基盤として、教会共同体が存在している。それは公法上の社団として存立し、選出された教会役員たちを有している。教会役員会の構成員たちは教会役員Kirchenvorsteherと呼ばれる。複数の教会共同体Kirchengemeindeが一緒になって地区Dekanatsbezirkを形成する(一般行政組織の郡に相当している)。地区の責任者は地区長、あるいは地区長夫妻である。同様に、地区Dekanatsbezirkも公法上の社団であり、指導機関として地区総会を持つ。地区総会は教会共同体から選出された代議員たちによって構成される。

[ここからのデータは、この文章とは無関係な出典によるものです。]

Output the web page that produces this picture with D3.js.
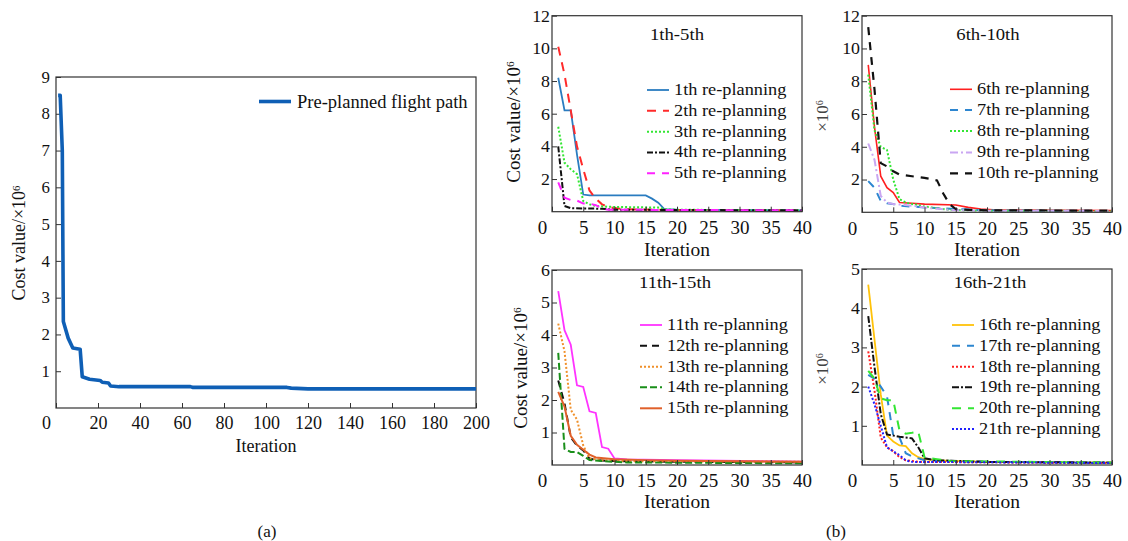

複数の地区が一緒になって教会管区Kirchenkreisを構成する(一般行政組織の県に相当している)。教区の責任者には、高等教会評議員Oberkirchenrat/ Oberkirchenrätinがいる。この高等教会評議員は地域監督Regionalbischöfin/Regionalbischofの称号も持つ。2006年以降、ニュルンベルク教区において、夫妻で分担しながらこの職務を担っている。教区はそれ自体の指導機関(総会等)を持たない。6つの教区が合わさって州教会を形成している(一般行政組織における州に相当している)。

教会管区

1921年、バイエルン領邦教会において、教会管区(Kirchenkreise)が設けられている。本来、3つの教会管区(アンスバッハ、ミュンヘン、バイロイト)しかなかった。教会政治的考慮から、1935年において、バイロイト教区からニュルンベルク周辺の地域が新たな独自の教会管区として指定された。第二次世界大戦後、ポーランド領となった旧プロイセン地域に住む福音主義信徒たちが、故郷追放(ドイツ人追放)によってバイエルン州へ流入して来た。この状況において、元来はカトリック教徒のみが住んでいた地区において、独自の教区が創設された(1951年東バイエルン、1971年シュヴァーベン)。現在は6つの教区がある。

地区と教会共同体

63の地区(Dekanatsbezirk)が1530の教会共同体(Kirchengemeinde)に分けられる。第二次世界大戦後、旧ドイツ東部領土からのドイツ人追放によって、福音主義教会信徒避難民が流入し、バイエルン州内の福音主義教会共同体数は増加した。その際、地区が分割され、新しい教会共同体が形成された。その上、従来カトリックが支配的な地域に多くの福音主義教会信徒が流入し、新たな教会共同体が設立された。

脚注

注釈

  1. ^ バイエルン福音ルター派教会は神の言葉による神聖で、普遍的な使徒的教会であり、共同体として生き続ける。その使徒的教会はイエス・キリストを証している旧新約聖書にある神の言葉によって成立した。イエス・キリストのすべての教会と同様に、バイエルン福音ルター派教会は、聖書によって証しされているように、イスラエルの神の民から生まれた。この世界にあるキリスト教会と共に、バイエルン福音ルター派教会は原始教会における三位一体の神に向けた信仰を告白する。バイエルン福音ルター派教会は1530年のアウクスブルク信仰告白とマルティン・ルターの小教理問答に語られた福音ルター派教会の信仰告白に従う。さらに、罪深い人間の義認をイエス・キリストへの信仰によって証しする。これが神の福音の中心である。1934年のバルメン宣言において、イエス・キリストを福音に結びつける主と見なし、罪から救い出す力であると新たに告白する。バイエルン福音ルター派教会は全キリスト教徒と共に、その職務を通して、イエス・キリストにおける神の救いを証しする。教会の諸規則はその職務を助けるために用いられる。